In my low level renderer:
Resource lists hold buffer & texture bindings. State groups hold resource lists, UBO bindings, pipeline state (depth/stencil, blend, raster) and a high level shader technique binding.
A shader technique contains many different shader program objects to be used by the same object - depth only rendering, forward shading, deferred g-buffer filling, etc.
A draw-item is created from a collection of state groups, a draw description (linear/indexed, primitive type, number primitives), and a shader-pass ID (shadow pass, forward shading pass, etc). From those inputs, the minimal set of states and bindings can be extracted to form the draw item.

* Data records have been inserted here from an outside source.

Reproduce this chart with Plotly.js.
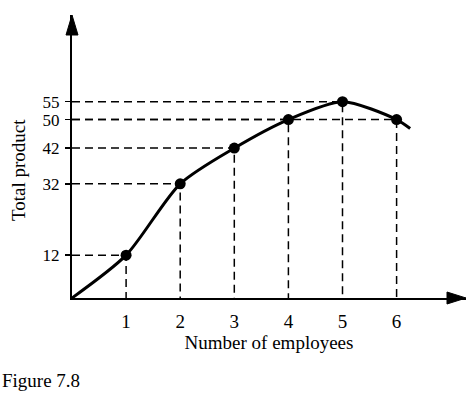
<!DOCTYPE html>
<html>
<head>
<meta charset="utf-8">
<script src="https://cdn.plot.ly/plotly-3.0.1.min.js"></script>
<style>html,body{margin:0;padding:0;background:#fff;}#chart{width:470px;height:393px;}</style>
</head>
<body>
<div id="chart"></div>
<script>
// Data
const employees = [1, 2, 3, 4, 5, 6];
const totalProduct = [12, 32, 42, 50, 55, 50];
// full curve (includes origin and the tail past 6)
const curveX = [0, 1, 2, 3, 4, 5, 6, 6.25];
const curveY = [0, 12, 32, 42, 50, 55, 50, 47.5];
const yTickVals = [12, 32, 42, 50, 55];
const xTickVals = [1, 2, 3, 4, 5, 6];

const fam = '"Liberation Serif", "Times New Roman", serif';
const font = {family: fam, size: 19, color: '#000'};
const tickFont = {family: fam, size: 17, color: '#000'};

// dashed guide lines: from y-axis to point to x-axis
const guideX = [], guideY = [];
employees.forEach((x, i) => {
  guideX.push(0, x, x, null);
  guideY.push(totalProduct[i], totalProduct[i], 0, null);
});

const traces = [
  {x: guideX, y: guideY, mode: 'lines', line: {color: '#000', width: 1.5, dash: '8px,5px'}, hoverinfo: 'skip', cliponaxis: false},
  {x: curveX, y: curveY, mode: 'lines', line: {color: '#000', width: 3, shape: 'spline', smoothing: 0.75}, hoverinfo: 'skip'},
  {x: employees, y: totalProduct, mode: 'markers', marker: {color: '#000', size: 11}, hoverinfo: 'skip', cliponaxis: false}
];

const L = 72, R = 4, T = 15, B = 95;
const W = 470, H = 393;
const pw = W - L - R, ph = H - T - B;
const px = v => v / pw, py = v => v / ph;

const layout = {
  width: W, height: H,
  margin: {l: L, r: R, t: T, b: B},
  paper_bgcolor: '#fff', plot_bgcolor: '#fff',
  showlegend: false,
  font: font,
  xaxis: {
    range: [0, pw / 54.1], showgrid: false, zeroline: false,
    showline: true, linecolor: '#000', linewidth: 2,
    tickvals: xTickVals, ticktext: xTickVals.map(String), ticks: '',
    ticklabelstandoff: 5,
    tickfont: font,
    title: {text: 'Number of employees', font: font, standoff: 4},
    fixedrange: true
  },
  yaxis: {
    range: [0, ph / 3.569], showgrid: false, zeroline: false,
    showline: true, linecolor: '#000', linewidth: 2,
    tickvals: yTickVals, ticktext: yTickVals.map(String), ticks: 'outside', ticklen: 5, tickwidth: 1.5, tickcolor: '#000',
    ticklabelstandoff: 2,
    tickfont: tickFont,
    fixedrange: true
  },
  shapes: [
    {type: 'path', xref: 'paper', yref: 'paper',
     path: `M 0 1 L ${-px(6)} ${1 - py(20)} L ${px(6)} ${1 - py(20)} Z`,
     fillcolor: '#000', line: {color: '#000', width: 1}},
    {type: 'path', xref: 'paper', yref: 'paper',
     path: `M 1 0 L ${1 - px(19)} ${py(6)} L ${1 - px(19)} ${-py(6)} Z`,
     fillcolor: '#000', line: {color: '#000', width: 1}}
  ],
  annotations: [
    {text: 'Total product', xref: 'paper', yref: 'paper', x: -px(L - 18), y: (298 - 170) / ph,
     xanchor: 'center', yanchor: 'middle', textangle: -90, showarrow: false, font: font},
    {text: 'Figure 7.8', xref: 'paper', yref: 'paper', x: -px(L), y: -py(82), xanchor: 'left', yanchor: 'middle',
     showarrow: false, font: font}
  ]
};

Plotly.newPlot('chart', traces, layout, {displayModeBar: false, staticPlot: true});
</script>
</body>
</html>
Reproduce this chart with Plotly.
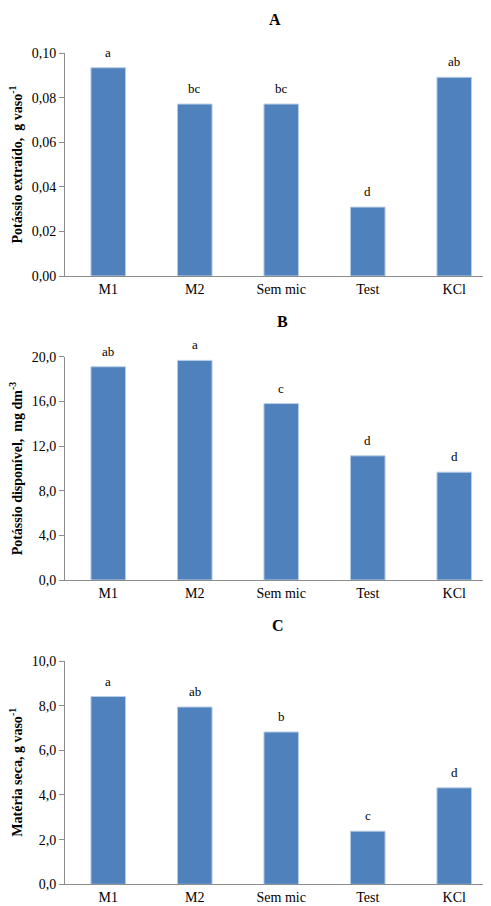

In my high level renderer:
Rendering pipelines declare lists of render stages that they want to collect draw items for. A stage has a shader pass ID, render target(s) / depth target (FBO), a camera frustum, and a state group that will be appended to any draw items created for that stage.
A model is made up of nodes and meshes. Nodes have bounding volumes for visibility culling, and meshes. Meshes have a collection of draw items (potentially one for each stage declared by the current set of pipelines). When creating a model, the pipelines a queried to find out the list of potential stages, so that draw items for each stage can be pre-created.
Scenes are collections of models.
To render a scene, the current set of pipelines first generate a list of stages that they will be drawing. The scene then collects a list of draw items applicable to each stage (meshes that have a draw item for that stage / their shader has a program for the stage's pass ID, and who's node is visible to the stage's camera frustum). The pipelines can then submit those lists of draw items in the appropriate order.
To implement shadow mapping:
I'd add a new shadow stage at the start of my pipeline, which uses the depth-only shader pass ID and the light's frustum. I'd modify the forward shading stage to contain a texture binding for the shadow map and a UBO binding for any related data (e.g. light's view matrix) in its state group, ensuring every object in the forward shading pass can access the shadow map. The scene will then frustum cull from the lights point of view and collect and shadow casters. The pipeline will submit these draws before the forward shading stage, which then can consume the results.